What is Digital Modulation?
Today, let’s talk about digital modulation — something that you and I have touched on briefly when we discussed LTE, signal quality, and concepts like QAM or OFDM. To really understand how data is transmitted wirelessly or over any communication channel, digital modulation is one of those foundation blocks you and I need to get clear about.
So, what does digital modulation mean? Simply put, it’s the process of taking your digital data (those 1s and 0s from your device) and encoding it onto a carrier signal for transmission. Without it, data wouldn’t know how to travel from point A to point B through the airwaves or cables.
How It Works
Let me explain it to you in a simple way. A carrier signal is like a blank train moving at a fixed frequency. Your digital data is the cargo — 1s and 0s — that needs to be loaded onto this train. Digital modulation is the method that decides how to load that cargo so the receiver can understand what was sent.
There are different parameters of a carrier signal that can be modified to carry data. These are:
- Amplitude – the height of the signal wave
- Frequency – how fast the wave repeats
- Phase – the shift or offset in the wave’s timing
By changing one or more of these properties in a systematic way based on your data bits, you and I are effectively modulating the signal.

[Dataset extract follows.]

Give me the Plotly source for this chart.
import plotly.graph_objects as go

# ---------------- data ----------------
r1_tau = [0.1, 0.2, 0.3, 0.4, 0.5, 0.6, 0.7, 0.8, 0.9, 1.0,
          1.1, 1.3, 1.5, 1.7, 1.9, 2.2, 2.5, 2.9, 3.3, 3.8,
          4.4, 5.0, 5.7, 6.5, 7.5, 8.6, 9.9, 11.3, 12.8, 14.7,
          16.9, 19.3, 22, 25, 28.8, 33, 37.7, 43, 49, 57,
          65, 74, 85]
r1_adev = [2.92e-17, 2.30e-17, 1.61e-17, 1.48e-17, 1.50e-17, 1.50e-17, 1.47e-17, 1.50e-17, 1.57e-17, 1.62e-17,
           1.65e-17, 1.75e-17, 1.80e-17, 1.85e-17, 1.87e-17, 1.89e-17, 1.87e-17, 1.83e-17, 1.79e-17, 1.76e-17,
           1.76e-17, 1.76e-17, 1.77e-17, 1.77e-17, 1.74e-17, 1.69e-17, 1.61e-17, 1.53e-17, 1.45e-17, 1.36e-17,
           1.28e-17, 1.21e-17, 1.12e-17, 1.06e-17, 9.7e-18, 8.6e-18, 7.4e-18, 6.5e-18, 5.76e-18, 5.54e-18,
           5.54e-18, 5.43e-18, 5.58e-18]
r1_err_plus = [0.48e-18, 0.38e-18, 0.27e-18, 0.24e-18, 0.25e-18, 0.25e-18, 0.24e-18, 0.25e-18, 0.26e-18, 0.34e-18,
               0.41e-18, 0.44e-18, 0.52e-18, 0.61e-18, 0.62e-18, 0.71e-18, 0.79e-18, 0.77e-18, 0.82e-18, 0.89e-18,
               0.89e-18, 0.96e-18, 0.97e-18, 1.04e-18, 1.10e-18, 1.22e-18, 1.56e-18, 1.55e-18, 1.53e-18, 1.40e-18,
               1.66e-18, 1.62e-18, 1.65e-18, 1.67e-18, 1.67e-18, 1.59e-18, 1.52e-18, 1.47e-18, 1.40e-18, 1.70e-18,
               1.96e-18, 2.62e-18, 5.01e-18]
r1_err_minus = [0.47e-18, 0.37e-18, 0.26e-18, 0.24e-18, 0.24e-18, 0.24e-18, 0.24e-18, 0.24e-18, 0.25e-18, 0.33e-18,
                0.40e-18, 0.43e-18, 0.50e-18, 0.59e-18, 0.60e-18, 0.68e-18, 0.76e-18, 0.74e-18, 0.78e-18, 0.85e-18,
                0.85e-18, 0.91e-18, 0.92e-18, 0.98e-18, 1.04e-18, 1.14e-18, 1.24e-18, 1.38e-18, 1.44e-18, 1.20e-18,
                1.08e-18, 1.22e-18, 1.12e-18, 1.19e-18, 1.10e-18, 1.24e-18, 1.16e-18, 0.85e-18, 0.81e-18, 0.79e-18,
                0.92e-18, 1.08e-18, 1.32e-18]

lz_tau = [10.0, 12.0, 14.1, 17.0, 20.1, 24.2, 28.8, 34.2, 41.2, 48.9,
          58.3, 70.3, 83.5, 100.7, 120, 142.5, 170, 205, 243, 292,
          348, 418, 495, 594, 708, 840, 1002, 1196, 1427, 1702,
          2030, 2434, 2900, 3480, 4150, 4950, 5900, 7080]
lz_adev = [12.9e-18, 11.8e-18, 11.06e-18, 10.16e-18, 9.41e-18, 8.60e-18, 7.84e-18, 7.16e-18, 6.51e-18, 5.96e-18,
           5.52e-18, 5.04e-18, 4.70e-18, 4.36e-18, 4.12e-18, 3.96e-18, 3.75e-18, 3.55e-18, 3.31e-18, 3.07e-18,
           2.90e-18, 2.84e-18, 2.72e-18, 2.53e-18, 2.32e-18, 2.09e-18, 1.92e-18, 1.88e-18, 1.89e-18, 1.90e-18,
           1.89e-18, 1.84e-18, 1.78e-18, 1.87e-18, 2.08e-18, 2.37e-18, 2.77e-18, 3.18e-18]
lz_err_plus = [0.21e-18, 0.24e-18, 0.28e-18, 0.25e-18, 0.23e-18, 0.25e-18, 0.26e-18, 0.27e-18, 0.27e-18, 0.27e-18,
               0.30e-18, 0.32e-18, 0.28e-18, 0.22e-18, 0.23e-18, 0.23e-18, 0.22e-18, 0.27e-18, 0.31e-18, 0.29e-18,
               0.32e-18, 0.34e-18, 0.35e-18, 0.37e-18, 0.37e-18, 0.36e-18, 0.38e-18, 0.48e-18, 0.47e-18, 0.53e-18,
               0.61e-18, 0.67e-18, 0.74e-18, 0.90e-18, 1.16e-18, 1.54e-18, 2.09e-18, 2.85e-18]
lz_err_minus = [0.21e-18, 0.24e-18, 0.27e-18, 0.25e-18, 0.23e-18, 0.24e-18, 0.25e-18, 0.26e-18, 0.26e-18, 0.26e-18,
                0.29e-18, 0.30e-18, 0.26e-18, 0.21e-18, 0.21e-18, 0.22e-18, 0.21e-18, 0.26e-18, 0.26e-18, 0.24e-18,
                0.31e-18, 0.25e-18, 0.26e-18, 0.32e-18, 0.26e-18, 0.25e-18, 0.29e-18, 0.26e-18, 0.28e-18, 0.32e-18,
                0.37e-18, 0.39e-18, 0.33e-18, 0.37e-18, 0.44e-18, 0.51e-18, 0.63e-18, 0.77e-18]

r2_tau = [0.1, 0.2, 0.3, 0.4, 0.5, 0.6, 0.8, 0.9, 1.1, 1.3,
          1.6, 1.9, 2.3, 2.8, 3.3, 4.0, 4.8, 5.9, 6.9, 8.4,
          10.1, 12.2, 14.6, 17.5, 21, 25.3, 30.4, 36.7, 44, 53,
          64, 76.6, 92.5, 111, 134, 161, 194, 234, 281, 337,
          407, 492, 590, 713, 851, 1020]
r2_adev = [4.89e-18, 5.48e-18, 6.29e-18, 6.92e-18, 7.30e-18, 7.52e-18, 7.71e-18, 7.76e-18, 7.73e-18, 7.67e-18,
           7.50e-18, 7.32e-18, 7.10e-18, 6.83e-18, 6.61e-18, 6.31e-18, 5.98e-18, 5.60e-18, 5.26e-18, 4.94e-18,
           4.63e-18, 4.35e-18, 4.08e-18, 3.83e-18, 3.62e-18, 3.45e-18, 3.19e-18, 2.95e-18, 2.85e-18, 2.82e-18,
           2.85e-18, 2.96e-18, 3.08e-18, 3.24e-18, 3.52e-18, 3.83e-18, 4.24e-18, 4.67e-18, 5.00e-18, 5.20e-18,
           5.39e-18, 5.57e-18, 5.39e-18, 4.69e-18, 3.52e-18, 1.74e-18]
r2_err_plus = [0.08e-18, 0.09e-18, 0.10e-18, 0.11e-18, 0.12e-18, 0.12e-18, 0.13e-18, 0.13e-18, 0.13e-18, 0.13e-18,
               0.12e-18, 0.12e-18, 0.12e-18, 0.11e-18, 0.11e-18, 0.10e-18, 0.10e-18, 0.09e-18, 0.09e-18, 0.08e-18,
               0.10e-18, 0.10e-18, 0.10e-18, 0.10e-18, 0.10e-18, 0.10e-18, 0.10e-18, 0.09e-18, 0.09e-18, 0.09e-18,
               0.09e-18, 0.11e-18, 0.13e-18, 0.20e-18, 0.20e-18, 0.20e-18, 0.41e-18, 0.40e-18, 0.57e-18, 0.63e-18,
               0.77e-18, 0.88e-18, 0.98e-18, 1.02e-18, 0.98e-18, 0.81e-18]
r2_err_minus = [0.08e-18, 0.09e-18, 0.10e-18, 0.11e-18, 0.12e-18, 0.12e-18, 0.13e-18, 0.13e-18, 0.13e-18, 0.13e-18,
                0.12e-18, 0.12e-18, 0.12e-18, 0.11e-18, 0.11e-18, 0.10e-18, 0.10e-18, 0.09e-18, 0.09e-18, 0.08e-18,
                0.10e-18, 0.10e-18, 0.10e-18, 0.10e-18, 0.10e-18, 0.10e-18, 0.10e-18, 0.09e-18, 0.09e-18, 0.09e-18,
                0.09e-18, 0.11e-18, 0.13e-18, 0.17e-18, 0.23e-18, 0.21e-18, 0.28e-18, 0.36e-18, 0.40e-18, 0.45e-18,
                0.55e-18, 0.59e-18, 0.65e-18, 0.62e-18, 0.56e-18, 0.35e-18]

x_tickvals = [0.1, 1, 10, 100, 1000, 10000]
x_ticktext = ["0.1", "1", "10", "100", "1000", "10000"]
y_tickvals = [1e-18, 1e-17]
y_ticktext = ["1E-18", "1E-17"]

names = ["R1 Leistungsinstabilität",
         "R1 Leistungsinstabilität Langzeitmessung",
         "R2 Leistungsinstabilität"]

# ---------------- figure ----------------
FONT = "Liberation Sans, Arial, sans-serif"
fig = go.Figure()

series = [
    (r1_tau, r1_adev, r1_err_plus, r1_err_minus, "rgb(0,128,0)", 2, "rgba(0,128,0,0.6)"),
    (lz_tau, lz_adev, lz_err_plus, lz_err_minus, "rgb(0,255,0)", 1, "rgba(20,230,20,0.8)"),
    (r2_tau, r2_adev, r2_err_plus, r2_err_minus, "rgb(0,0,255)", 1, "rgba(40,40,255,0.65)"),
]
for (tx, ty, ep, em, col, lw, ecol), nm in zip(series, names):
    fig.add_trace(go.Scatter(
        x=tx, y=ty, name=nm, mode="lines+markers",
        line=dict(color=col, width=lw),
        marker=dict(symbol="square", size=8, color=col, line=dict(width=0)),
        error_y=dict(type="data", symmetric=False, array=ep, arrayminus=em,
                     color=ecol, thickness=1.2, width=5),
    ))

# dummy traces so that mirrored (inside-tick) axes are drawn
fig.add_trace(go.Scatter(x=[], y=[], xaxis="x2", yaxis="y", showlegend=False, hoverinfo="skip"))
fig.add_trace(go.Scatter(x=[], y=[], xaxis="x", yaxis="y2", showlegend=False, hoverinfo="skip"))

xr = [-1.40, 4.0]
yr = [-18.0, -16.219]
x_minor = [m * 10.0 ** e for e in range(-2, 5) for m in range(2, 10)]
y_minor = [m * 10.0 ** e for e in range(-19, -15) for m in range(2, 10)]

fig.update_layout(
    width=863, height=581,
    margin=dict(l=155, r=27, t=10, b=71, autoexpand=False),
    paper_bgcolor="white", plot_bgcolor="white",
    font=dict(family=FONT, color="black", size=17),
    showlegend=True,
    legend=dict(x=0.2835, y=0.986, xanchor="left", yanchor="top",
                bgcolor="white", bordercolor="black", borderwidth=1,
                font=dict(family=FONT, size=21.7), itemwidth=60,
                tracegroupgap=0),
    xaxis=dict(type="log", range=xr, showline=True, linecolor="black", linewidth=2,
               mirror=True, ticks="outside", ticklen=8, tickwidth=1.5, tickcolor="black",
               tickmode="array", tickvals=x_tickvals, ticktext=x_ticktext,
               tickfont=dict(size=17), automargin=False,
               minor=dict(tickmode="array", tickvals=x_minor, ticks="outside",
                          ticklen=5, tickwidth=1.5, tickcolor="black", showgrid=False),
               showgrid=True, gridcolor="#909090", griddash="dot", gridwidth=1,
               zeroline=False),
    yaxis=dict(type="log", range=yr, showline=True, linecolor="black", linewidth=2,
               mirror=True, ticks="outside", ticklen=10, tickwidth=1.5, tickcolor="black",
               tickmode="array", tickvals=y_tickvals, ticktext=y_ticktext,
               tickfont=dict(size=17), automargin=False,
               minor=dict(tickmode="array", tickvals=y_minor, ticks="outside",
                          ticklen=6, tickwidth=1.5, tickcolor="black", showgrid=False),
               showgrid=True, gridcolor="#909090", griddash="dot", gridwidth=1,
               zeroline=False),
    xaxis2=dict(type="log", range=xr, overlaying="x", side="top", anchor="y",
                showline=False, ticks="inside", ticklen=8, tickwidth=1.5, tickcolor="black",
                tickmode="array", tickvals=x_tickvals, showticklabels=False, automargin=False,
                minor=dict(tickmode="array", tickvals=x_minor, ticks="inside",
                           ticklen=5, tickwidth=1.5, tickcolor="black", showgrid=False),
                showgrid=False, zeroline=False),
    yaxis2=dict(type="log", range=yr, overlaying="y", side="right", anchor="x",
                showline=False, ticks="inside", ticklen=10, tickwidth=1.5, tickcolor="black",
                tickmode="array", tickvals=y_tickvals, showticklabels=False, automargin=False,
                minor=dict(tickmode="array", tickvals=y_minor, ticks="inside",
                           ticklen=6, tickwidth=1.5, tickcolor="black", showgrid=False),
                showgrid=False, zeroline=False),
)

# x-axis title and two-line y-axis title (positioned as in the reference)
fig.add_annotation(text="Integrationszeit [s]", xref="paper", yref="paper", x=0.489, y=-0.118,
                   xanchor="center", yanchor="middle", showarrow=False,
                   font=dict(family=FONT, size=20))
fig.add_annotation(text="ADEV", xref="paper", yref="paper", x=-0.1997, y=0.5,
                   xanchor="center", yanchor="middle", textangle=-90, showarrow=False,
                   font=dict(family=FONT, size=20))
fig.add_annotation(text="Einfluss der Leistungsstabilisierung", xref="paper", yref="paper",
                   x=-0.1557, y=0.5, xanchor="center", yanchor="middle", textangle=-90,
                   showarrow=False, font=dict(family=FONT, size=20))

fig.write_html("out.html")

Types of Digital Modulation
Now, as we’ve seen in earlier topics like QAM or LTE signals, there are multiple digital modulation schemes. Here’s a simple table to walk you through them:
Modulation Type | How It Works | Use Case |
---|---|---|
ASK (Amplitude Shift Keying) | Changes the amplitude to represent 1s and 0s | Low-speed data links, older systems |
FSK (Frequency Shift Keying) | Shifts between different frequencies | Modems, Bluetooth |
PSK (Phase Shift Keying) | Changes the phase of the carrier signal | Wi-Fi, satellite communication |
QAM (Quadrature Amplitude Modulation) | Combines both amplitude and phase shifts | LTE, cable modems, 5G |
Why It Matters
You might be wondering, why should I care about digital modulation? Well, without it, we wouldn’t be able to send complex digital information wirelessly — no LTE, no 5G, no Wi-Fi. And when you and I talk about higher-order modulation like 64-QAM or 256-QAM, we’re talking about increasing data rates by packing more bits into each symbol.

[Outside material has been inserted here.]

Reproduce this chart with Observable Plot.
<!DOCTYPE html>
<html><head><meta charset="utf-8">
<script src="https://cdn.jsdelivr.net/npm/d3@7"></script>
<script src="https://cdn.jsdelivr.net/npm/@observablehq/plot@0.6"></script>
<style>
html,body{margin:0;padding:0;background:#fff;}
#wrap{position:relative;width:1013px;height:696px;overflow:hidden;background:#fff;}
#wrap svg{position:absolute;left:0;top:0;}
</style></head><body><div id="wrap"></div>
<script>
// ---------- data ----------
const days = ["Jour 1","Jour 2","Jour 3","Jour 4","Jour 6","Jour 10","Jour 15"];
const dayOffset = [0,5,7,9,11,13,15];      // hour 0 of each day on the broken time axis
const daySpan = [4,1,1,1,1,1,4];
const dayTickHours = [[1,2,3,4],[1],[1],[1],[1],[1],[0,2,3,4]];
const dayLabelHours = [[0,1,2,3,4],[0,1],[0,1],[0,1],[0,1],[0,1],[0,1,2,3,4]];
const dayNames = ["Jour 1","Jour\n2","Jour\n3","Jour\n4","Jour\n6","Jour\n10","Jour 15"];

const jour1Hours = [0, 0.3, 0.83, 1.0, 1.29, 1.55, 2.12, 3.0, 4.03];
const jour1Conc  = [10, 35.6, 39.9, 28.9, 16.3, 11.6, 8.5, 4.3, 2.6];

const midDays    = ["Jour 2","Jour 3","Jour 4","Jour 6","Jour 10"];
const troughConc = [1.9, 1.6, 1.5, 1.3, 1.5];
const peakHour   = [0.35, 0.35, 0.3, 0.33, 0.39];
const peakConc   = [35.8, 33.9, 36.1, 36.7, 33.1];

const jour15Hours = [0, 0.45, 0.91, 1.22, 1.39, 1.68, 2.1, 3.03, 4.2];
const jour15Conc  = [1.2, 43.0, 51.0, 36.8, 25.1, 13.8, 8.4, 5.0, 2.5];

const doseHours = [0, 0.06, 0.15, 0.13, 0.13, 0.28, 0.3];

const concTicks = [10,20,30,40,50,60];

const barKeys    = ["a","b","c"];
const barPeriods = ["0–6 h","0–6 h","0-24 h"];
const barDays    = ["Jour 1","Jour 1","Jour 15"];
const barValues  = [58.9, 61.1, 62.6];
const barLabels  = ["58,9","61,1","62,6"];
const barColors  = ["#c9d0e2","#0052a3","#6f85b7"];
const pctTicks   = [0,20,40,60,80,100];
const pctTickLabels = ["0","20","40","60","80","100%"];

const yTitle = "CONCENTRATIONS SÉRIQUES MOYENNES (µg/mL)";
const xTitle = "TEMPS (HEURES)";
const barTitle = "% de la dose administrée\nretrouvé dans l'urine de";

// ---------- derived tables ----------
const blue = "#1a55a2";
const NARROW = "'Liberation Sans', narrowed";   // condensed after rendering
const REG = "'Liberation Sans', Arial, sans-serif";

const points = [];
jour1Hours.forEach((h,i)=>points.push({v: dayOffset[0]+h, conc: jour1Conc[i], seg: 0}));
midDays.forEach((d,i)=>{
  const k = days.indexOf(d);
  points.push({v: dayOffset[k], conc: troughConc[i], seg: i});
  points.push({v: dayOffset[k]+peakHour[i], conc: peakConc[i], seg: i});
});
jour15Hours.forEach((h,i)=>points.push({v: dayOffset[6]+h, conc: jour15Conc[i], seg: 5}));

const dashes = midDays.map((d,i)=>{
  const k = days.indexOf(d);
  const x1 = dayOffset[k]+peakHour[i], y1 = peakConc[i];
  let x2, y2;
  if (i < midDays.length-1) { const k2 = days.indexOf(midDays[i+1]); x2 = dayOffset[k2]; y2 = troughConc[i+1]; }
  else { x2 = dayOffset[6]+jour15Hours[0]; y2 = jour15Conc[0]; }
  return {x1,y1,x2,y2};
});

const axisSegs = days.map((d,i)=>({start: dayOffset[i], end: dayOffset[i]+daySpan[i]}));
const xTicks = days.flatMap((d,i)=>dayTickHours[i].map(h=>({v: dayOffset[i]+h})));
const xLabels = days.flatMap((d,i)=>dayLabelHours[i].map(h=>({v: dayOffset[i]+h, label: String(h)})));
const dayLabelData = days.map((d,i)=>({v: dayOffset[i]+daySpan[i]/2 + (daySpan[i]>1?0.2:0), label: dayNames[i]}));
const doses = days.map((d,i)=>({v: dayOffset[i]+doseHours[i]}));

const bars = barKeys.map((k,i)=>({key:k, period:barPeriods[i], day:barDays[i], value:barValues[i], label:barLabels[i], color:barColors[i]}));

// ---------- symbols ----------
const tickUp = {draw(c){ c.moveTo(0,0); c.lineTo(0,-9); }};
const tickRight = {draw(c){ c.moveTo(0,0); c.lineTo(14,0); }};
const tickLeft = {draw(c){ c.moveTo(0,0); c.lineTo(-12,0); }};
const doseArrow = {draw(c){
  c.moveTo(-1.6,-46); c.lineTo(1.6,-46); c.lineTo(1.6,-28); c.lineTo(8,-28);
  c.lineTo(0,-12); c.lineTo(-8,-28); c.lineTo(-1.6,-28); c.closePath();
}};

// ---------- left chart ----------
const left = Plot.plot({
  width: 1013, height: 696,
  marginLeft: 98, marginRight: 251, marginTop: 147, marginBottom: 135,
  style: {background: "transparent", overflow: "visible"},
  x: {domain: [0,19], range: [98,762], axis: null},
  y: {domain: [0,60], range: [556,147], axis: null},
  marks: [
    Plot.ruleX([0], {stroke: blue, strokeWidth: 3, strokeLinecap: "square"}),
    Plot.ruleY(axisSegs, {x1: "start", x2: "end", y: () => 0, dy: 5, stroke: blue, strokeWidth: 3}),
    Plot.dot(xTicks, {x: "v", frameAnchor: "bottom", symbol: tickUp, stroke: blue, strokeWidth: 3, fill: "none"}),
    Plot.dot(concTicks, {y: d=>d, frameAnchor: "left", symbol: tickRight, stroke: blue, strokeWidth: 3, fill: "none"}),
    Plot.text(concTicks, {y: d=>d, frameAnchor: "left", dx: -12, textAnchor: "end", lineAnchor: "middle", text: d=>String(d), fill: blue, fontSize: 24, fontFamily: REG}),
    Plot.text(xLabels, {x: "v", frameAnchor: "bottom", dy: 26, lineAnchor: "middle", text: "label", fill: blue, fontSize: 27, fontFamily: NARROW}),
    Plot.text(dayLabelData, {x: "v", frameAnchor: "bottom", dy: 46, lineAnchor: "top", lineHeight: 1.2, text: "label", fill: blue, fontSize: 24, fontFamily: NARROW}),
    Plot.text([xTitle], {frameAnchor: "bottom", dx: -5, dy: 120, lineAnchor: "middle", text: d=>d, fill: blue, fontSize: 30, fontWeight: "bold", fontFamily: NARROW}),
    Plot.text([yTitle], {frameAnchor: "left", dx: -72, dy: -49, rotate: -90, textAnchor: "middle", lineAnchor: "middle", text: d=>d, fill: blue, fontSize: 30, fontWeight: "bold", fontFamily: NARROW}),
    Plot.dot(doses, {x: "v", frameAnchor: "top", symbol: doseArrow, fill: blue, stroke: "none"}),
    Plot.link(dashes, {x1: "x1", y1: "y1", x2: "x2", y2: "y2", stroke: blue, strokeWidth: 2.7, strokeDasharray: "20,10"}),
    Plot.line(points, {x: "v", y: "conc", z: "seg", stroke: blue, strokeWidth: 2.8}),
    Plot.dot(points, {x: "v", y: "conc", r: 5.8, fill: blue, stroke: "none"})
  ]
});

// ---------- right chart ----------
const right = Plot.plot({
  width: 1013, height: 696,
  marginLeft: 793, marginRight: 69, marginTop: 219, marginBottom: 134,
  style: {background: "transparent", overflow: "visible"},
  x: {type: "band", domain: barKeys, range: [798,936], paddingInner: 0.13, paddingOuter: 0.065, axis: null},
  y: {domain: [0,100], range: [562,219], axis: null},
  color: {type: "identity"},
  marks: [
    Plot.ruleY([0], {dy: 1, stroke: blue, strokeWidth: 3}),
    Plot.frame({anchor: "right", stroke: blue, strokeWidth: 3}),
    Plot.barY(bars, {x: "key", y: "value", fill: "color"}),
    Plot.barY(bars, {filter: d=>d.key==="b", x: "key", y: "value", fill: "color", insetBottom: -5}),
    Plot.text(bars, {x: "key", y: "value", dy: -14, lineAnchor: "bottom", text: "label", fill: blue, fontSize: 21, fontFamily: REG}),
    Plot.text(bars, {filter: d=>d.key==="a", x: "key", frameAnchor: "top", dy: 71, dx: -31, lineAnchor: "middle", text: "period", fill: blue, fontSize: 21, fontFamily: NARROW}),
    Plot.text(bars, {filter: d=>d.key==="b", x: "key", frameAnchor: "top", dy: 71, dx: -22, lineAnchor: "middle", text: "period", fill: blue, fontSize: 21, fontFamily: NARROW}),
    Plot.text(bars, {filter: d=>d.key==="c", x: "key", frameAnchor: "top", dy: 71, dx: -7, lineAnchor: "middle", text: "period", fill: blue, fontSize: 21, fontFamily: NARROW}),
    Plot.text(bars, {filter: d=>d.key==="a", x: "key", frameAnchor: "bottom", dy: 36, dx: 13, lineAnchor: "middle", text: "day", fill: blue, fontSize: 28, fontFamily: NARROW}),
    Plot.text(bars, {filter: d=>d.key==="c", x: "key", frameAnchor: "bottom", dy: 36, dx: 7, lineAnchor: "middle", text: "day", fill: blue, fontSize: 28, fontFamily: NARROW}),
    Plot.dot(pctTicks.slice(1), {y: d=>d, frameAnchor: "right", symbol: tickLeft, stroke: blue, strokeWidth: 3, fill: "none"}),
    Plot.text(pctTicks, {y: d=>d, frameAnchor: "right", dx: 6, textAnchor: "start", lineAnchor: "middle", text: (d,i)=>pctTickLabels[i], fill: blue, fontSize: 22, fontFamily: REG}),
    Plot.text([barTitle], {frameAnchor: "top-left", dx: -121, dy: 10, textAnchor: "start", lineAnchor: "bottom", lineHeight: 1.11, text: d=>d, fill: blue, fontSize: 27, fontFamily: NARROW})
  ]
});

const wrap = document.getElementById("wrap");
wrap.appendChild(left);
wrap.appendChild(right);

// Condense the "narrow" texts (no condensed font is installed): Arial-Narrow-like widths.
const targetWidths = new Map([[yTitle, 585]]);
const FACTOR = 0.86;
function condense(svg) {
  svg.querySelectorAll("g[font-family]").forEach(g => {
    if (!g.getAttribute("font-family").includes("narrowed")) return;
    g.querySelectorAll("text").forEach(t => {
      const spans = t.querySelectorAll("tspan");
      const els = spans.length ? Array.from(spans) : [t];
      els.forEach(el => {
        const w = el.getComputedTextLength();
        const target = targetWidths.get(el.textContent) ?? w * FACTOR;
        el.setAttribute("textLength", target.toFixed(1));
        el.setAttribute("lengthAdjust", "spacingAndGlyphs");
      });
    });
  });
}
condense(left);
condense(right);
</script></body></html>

Just think — with basic binary modulation, 1 bit per symbol is sent. But in 64-QAM, you’re sending 6 bits per symbol. That’s a huge jump in efficiency. However, as we learned in our SINR discussion earlier, higher modulation schemes require better signal quality to avoid errors.
Where You See It
Digital modulation isn’t just a behind-the-scenes thing. You experience its results every time you use your phone, stream a video, or connect your laptop over Wi-Fi. LTE networks use advanced modulation schemes depending on how strong your signal is. That means your phone is constantly switching between them to give you the best data speed it can manage under current conditions.
Now that you’ve got a good grasp on what digital modulation is, it makes it easier to understand why concepts like CQI (Channel Quality Indicator) or RSRP/SINR exist — they’re all about deciding which modulation type your device can handle at any moment.